The Quality Contract Performance Management System was introduced in London in 2007 and later aligned to the Health Education England national education outcomes framework. The focus of the “contract performance” was about value for the NHS investment in universities and to ensure newly qualified professionals were “fit for purpose”. The system measures outcomes across domains that have evolved since its inception, which include recruitment and widening participation, research and practice innovation, placement learning, student satisfaction, progression, attrition, pass rates and employment. Universities return quantitative data quarterly, which is enhanced with qualitative evidence—for example to support claims in applied research and innovative education. Red/amber/green ratings are applied to the contract performance indicators and annual reports are produced for each profession, which are published externally as league tables. Financial penalties are applied for attrition and performance influences annual commissioning decisions about growth or disinvestment in student numbers. The metrics have been used as benchmarking data in the process of competitive tenders that have led to provider market exits. There are such powerful parallels with the proposed teaching excellence framework that I almost wonder if civil servants do talk to each other across government.
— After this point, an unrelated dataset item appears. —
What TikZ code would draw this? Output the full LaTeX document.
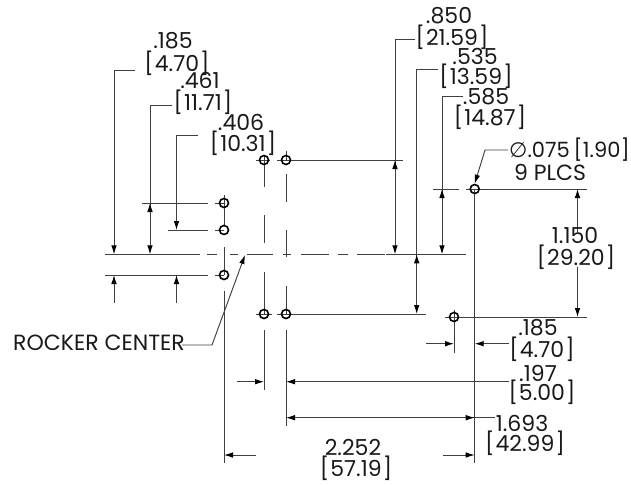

From managing one of these teaching excellence framework lookalikes, I have learned that it is overwhelmingly and disproportionately resource intensive. Although there was no new money, my organisation decided to prioritise a strategic leadership role to oversee the process and invest in building data-analytical capacity within the faculty. Managing the data is crucial; having a devolved system of data handling and reporting paid dividends and ensured there was ownership and understanding by module leaders right the way up to heads of school. Attention to detail is also crucial. On many occasions the eagle eyes of our data analysts spotted mistakes made by the commissioners that could have made a significant difference in the institutional rating.
Leadership is vital to avoid the organisation becoming preoccupied with feeding a data-hungry system on an industrial scale without seeing the broader opportunity to build a system that improves quality. Data can be used to identify priorities, support organisational change and make improvements to teaching and learning. For example, we introduced values-based recruitment, to ensure we were selecting students who were motivated by the right things, and initiated a system of facilitated peer-led learning in small groups to encourage early interventions when students showed signs of struggling.
Yet there are differences between the healthcare and teaching systems. The first is that the teaching excellence framework narrative is about incentivising good teaching to benefit students and enable choice; universities that achieve excellence will be able to charge higher fees, whereas the NHS has a fixed price for students and penalties imposed on universities for poor outcomes. The narrative around the teaching excellence framework focuses more on excellence and sharing, whereas in the NHS it is on identifying the bad and rooting it out. Messages around the teaching excellence framework emphasise the need to ensure teaching has parity with research, whereas health commissioners have traditionally been ambivalent as to the value ascribed to research in teaching. The plan is for assessment of teaching to be done largely by peer review and to produce better information for students, whereas the NHS system is a top down inspection regime to provide metrics for employers to make commissioning decisions.
Everyone wants to see students getting the best education and that means good teaching, informed by cutting edge research and scholarship. The big risk of the teaching excellence framework is that it will end up being a burden, measure what is easy to count and fail to capture the hallmarks of quality, such as reflective and critical thinking. However, as long as leaders argue the case for balance and proportionality, these kind of metrics do have a place. My experience from healthcare is they can indeed be valuable in driving good practice and improving the student experience.
Professor Fiona Ross CBE is director of research at the Leadership Foundation for Higher Education and formerly executive dean of the faculty of health, social care and education, run as a partnership by Kingston University and St George’s, University of London.